What makes you special? What makes any particular person special? What does the word special really mean to you? Who struggles with whether or not they feel special? Do we define our sense of whether or not we are special based on how others react to us? Is it our brains that make us special? Is it our visual appearance that makes a person special? Is it who a person is married to that makes one person more seemingly special than another person? Is it money that defines whether one person is seemingly more special than other? Is it celebrity? Is it how you carry yourself? Communication skills? Are you considered special depending on who you are friends with? Does it have to do with how funny you are? Your personality? Is it what you know or who you know? Is it the clothes a person wears? What is it?
Is being special based on how one views one’s own self or how another views us, or is it some combination thereof? Can you feel special in one context and yet not in another? Let’s say for an example the teenage girl that feels special when she is playing basketball but when she is in the classroom at school and her grades are low, she does not feel so special. What about the man that feels special at work as he has accomplished quite a bit through the years but at home he does not have a good relationship with his wife nor his children. Perhaps he does not feel special in the context of his home. Are there people that feel special in all aspects of their life? Are there people that do not feel special at all?

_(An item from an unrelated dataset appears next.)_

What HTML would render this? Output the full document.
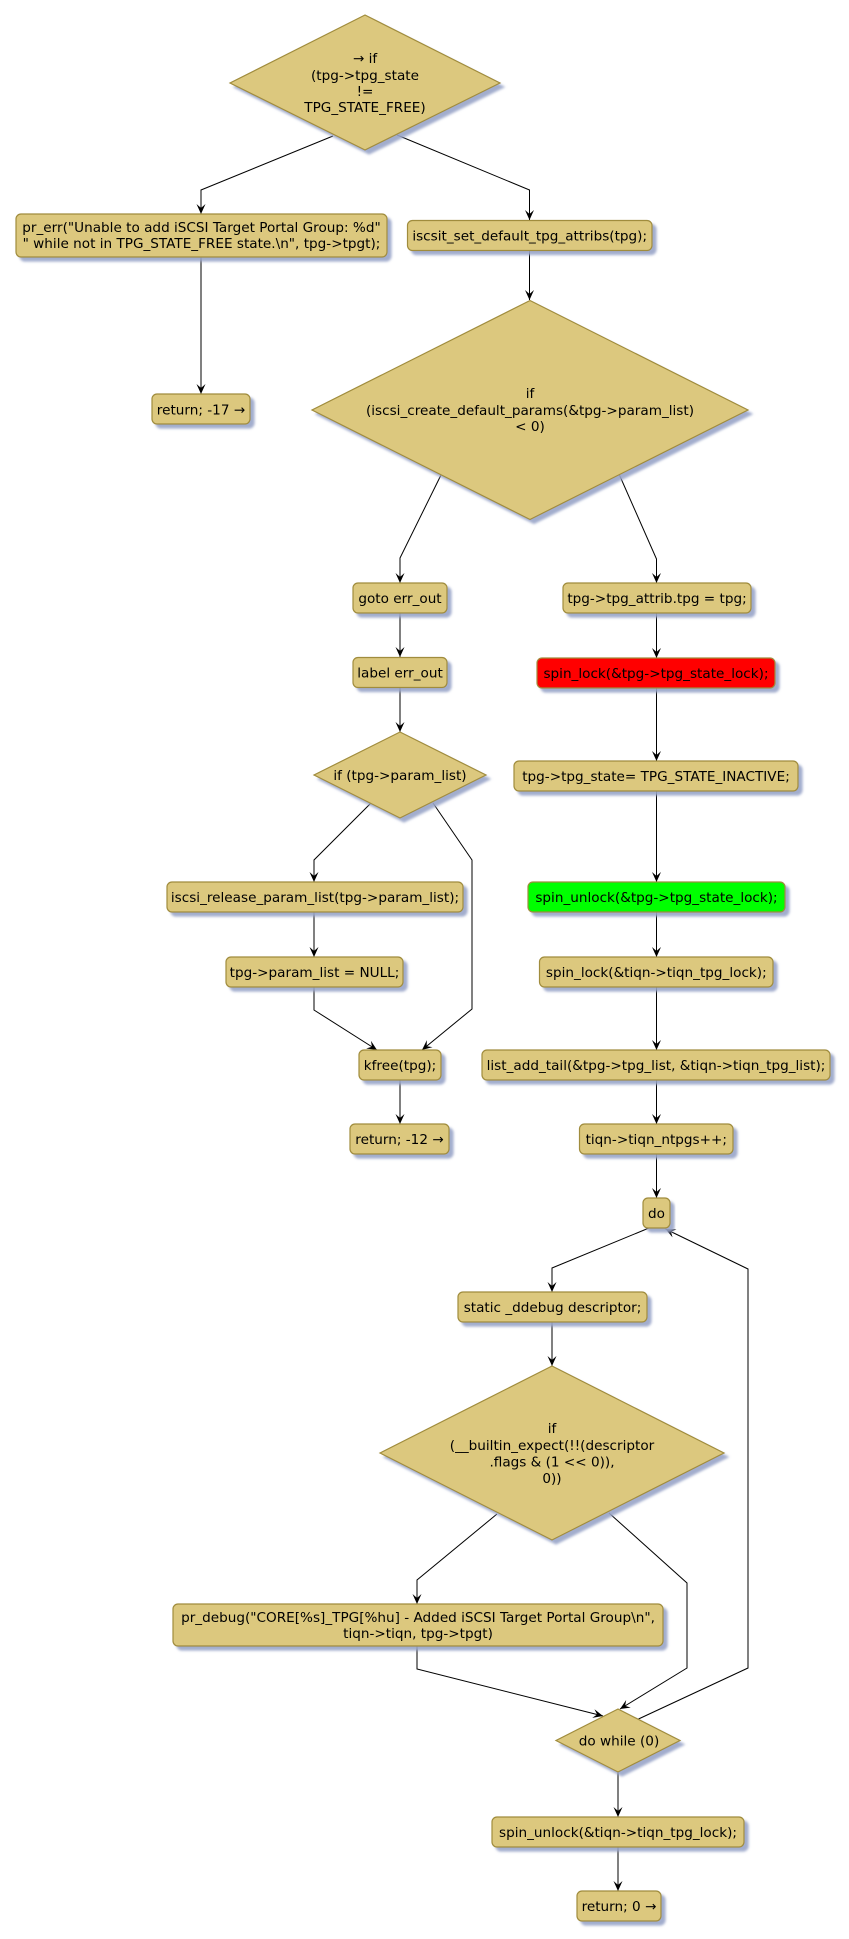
<!DOCTYPE html>
<html><head><meta charset="utf-8"><style>
html,body{margin:0;padding:0;background:#fff;}
svg{display:block;}
text{font-family:"DejaVu Sans","Liberation Sans",sans-serif;font-size:13.6px;fill:#000;text-anchor:middle;}
.b{fill:#DCC87E;stroke:#A08C3C;stroke-width:1.2;filter:url(#sh);}
.r{fill:#FF0000;stroke:#A08C3C;stroke-width:1.2;filter:url(#sh);}
.g{fill:#00FF00;stroke:#A08C3C;stroke-width:1.2;filter:url(#sh);}
.l{fill:none;stroke:#000;stroke-width:1;marker-end:url(#ar);}
</style></head><body>
<svg width="849" height="1939" viewBox="0 0 849 1939" xmlns="http://www.w3.org/2000/svg">
<defs>
<filter id="sh" x="-10%" y="-10%" width="130%" height="150%">
<feGaussianBlur in="SourceAlpha" stdDeviation="1.3" result="b"/>
<feOffset in="b" dx="4" dy="4" result="o"/>
<feFlood flood-color="#98A4C8" flood-opacity="0.9"/>
<feComposite in2="o" operator="in" result="s"/>
<feMerge><feMergeNode in="s"/><feMergeNode in="SourceGraphic"/></feMerge>
</filter>
<marker id="ar" markerUnits="userSpaceOnUse" markerWidth="11" markerHeight="10" refX="10" refY="4.5" orient="auto">
<path d="M0,0 L10,4.5 L0,9 L4,4.5 Z" fill="#000"/>
</marker>
</defs>

<!-- connectors -->
<polyline class="l" points="333,136 201,190 201,214"/>
<polyline class="l" points="397,135 529.5,190 529.5,220"/>
<polyline class="l" points="201,257 201,394"/>
<polyline class="l" points="529.5,251 529.5,300"/>
<polyline class="l" points="441,475 400,558 400,583"/>
<polyline class="l" points="619,474 656.5,559 656.5,583"/>
<polyline class="l" points="400,613 400,657"/>
<polyline class="l" points="656.5,613 656.5,658"/>
<polyline class="l" points="400,687 400,732"/>
<polyline class="l" points="656.5,688 656.5,761"/>
<polyline class="l" points="371,803 314,860 314,882"/>
<polyline class="l" points="433,803 472,860 472,1009 422,1050"/>
<polyline class="l" points="314,912 314,957"/>
<polyline class="l" points="314,987 314,1010 377,1050"/>
<polyline class="l" points="400,1080 400,1124"/>
<polyline class="l" points="656.5,791 656.5,882"/>
<polyline class="l" points="656.5,912 656.5,957"/>
<polyline class="l" points="656.5,987 656.5,1050"/>
<polyline class="l" points="656.5,1080 656.5,1124"/>
<polyline class="l" points="656.5,1154 656.5,1198"/>
<polyline class="l" points="649,1228 552,1268 552,1292"/>
<polyline class="l" points="552,1322 552,1366"/>
<polyline class="l" points="497,1514 417,1580 417,1604"/>
<polyline class="l" points="609,1513 687,1583 687,1668 620,1709"/>
<polyline class="l" points="417,1646 417,1669 603,1716"/>
<polyline class="l" points="638.5,1719 748,1668 748,1269 665.5,1229"/>
<polyline class="l" points="618,1772 618,1817"/>
<polyline class="l" points="618,1847 618,1891"/>

<!-- top diamond -->
<polygon class="b" points="365,15 500,83 365,150 230,83"/>
<text x="365" y="63">→ if</text>
<text x="365" y="80">(tpg-&gt;tpg_state</text>
<text x="365" y="96">!=</text>
<text x="365" y="112">TPG_STATE_FREE)</text>

<rect class="b" x="16" y="214" width="371" height="43" rx="5"/>
<text x="201.5" y="232" xml:space="preserve">pr_err("Unable to add iSCSI Target Portal Group: %d"</text>
<text x="201.5" y="248" xml:space="preserve">" while not in TPG_STATE_FREE state.\n", tpg-&gt;tpgt);</text>

<rect class="b" x="407.5" y="220.5" width="244.5" height="30" rx="5"/>
<text x="529.7" y="240.5">iscsit_set_default_tpg_attribs(tpg);</text>

<rect class="b" x="152" y="394" width="98" height="30" rx="5"/>
<text x="201" y="414.5">return; -17 →</text>

<!-- big diamond -->
<polygon class="b" points="530,300.5 748,410 530,519.5 312,410"/>
<text x="530" y="398">if</text>
<text x="530" y="415">(iscsi_create_default_params(&amp;tpg-&gt;param_list)</text>
<text x="530" y="431">&lt; 0)</text>

<rect class="b" x="353" y="583" width="94" height="30" rx="5"/>
<text x="400" y="603">goto err_out</text>

<rect class="b" x="563" y="583" width="188" height="30" rx="5"/>
<text x="657" y="603">tpg-&gt;tpg_attrib.tpg = tpg;</text>

<rect class="b" x="353" y="657.5" width="94" height="30" rx="5"/>
<text x="400" y="677.5">label err_out</text>

<rect class="r" x="537" y="658" width="238" height="30" rx="5"/>
<text x="656" y="678">spin_lock(&amp;tpg-&gt;tpg_state_lock);</text>

<polygon class="b" points="400,732 486,775 400,818 314,775"/>
<text x="400" y="780">if (tpg-&gt;param_list)</text>

<rect class="b" x="514" y="761" width="284" height="30" rx="5"/>
<text x="656" y="781">tpg-&gt;tpg_state= TPG_STATE_INACTIVE;</text>

<rect class="b" x="167" y="882" width="296" height="30" rx="5"/>
<text x="315" y="902">iscsi_release_param_list(tpg-&gt;param_list);</text>

<rect class="g" x="528" y="882" width="257" height="30" rx="5"/>
<text x="656.5" y="902">spin_unlock(&amp;tpg-&gt;tpg_state_lock);</text>

<rect class="b" x="226" y="957" width="177" height="30" rx="5"/>
<text x="314.5" y="977">tpg-&gt;param_list = NULL;</text>

<rect class="b" x="539.5" y="957" width="233.5" height="30" rx="5"/>
<text x="656.3" y="977">spin_lock(&amp;tiqn-&gt;tiqn_tpg_lock);</text>

<rect class="b" x="359" y="1050" width="82" height="30" rx="5"/>
<text x="400" y="1070">kfree(tpg);</text>

<rect class="b" x="482" y="1050" width="348" height="30" rx="5"/>
<text x="656" y="1070">list_add_tail(&amp;tpg-&gt;tpg_list, &amp;tiqn-&gt;tiqn_tpg_list);</text>

<rect class="b" x="350" y="1124" width="99" height="30" rx="5"/>
<text x="399.5" y="1144">return; -12 →</text>

<rect class="b" x="579.5" y="1124" width="153.5" height="30" rx="5"/>
<text x="656.3" y="1144">tiqn-&gt;tiqn_ntpgs++;</text>

<rect class="b" x="643" y="1198" width="27" height="30" rx="5"/>
<text x="656.5" y="1218">do</text>

<rect class="b" x="458" y="1292" width="189" height="30" rx="5"/>
<text x="552.5" y="1312">static _ddebug descriptor;</text>

<!-- big2 diamond -->
<polygon class="b" points="552,1366 724,1453 552,1540 380,1453"/>
<text x="552" y="1433">if</text>
<text x="552" y="1450">(__builtin_expect(!!(descriptor</text>
<text x="552" y="1466.5">.flags &amp; (1 &lt;&lt; 0)),</text>
<text x="552" y="1483">0))</text>

<rect class="b" x="173" y="1604" width="490" height="42" rx="5"/>
<text x="418" y="1622">pr_debug("CORE[%s]_TPG[%hu] - Added iSCSI Target Portal Group\n",</text>
<text x="418" y="1638">tiqn-&gt;tiqn, tpg-&gt;tpgt)</text>

<polygon class="b" points="618,1709 680,1740.5 618,1772 556,1740.5"/>
<text x="619" y="1745.5">do while (0)</text>

<rect class="b" x="492" y="1817" width="252" height="30" rx="5"/>
<text x="618" y="1837">spin_unlock(&amp;tiqn-&gt;tiqn_tpg_lock);</text>

<rect class="b" x="577" y="1891" width="84" height="30" rx="5"/>
<text x="619" y="1911">return; 0 →</text>
</svg>
</body></html>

What about a person’s age? Does the older we get make us appear less special or more special to others, or to one’s own self? Perhaps it depends on the context? Let us say for an example, if you are a 24 year old woman going to a dance club on a weekend evening, would you be more likely to get into the club that has a very long line out front if you approached the person guarding the door and asked if you could bypass the line with your fellow youthful girlfriends or rather if the 40 something year old woman and her friends went to this same club? Is the 24 year old more special than the 40 something year old in this context? As an interesting social experiment about what may or may not be perceived as ‘special’, your very own Dr. Karen along with her fellow intellectual and social experimental associates went to a dance club when there was indeed a very long line outside. Upon sharing with the person that gets to make the decisions of who gets to enter and who does not I shared who I am. And what do you think happened? Do you think that a 40 something professionally dressed woman and her colleagues could simply bypass a line of a wide range of ages of males and females scantily clad? What if to make matters seemingly worse this group of therapists brought their husbands with them as well, therefore there is no way that there could be any misrepresenting what their intentions were as to why they were going into the club. Is the age old thought true that what makes a woman special is being young, single, and barely dressed, especially in an environment such as getting into a club? Many women report feeling less special as they age.

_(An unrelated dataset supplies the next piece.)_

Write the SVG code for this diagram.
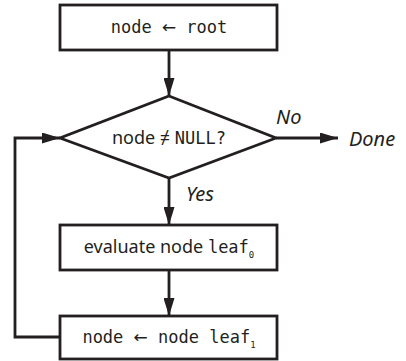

Would you like to know the outcome or shall I let you create your own opinion? The outcome was that myself, my associates, and our willing partners in this social experiment did not have to wait on line even but for one moment. We were all ushered in immediately when I told the “decision maker” who I am. So, again, I ask you, what made myself and my associates more special in that moment then all the others that had to wait on line? Perhaps it may be another 20 or so years till my name and a dance club are in the same sentence, but I must admit, a truly lovely evening was had, breaking out my 80’s moves was certainly fun.

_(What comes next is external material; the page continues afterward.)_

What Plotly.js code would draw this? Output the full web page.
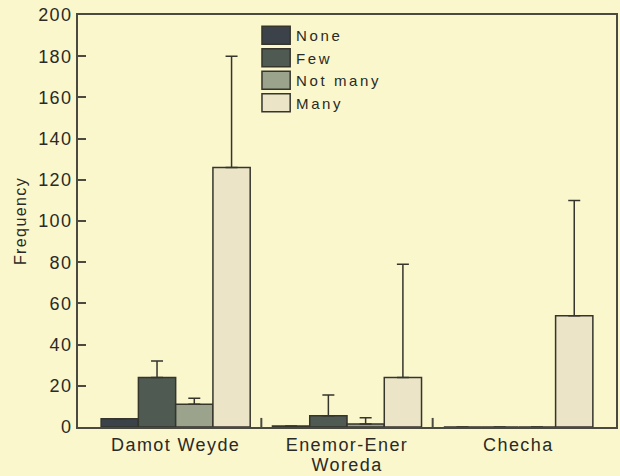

I hope you enjoyed this mini exercise of thinking about the idea of what makes a person special. You can create your own analysis and opinion. The point in sharing this social experiment is that perhaps it shall lead you to consider what is special about you to help yourself to take the time to be proud of just being you. YOU are special in your own way, are you not? Think about in what ways you are special and choose to feel good about who you are and relish in the joy of you!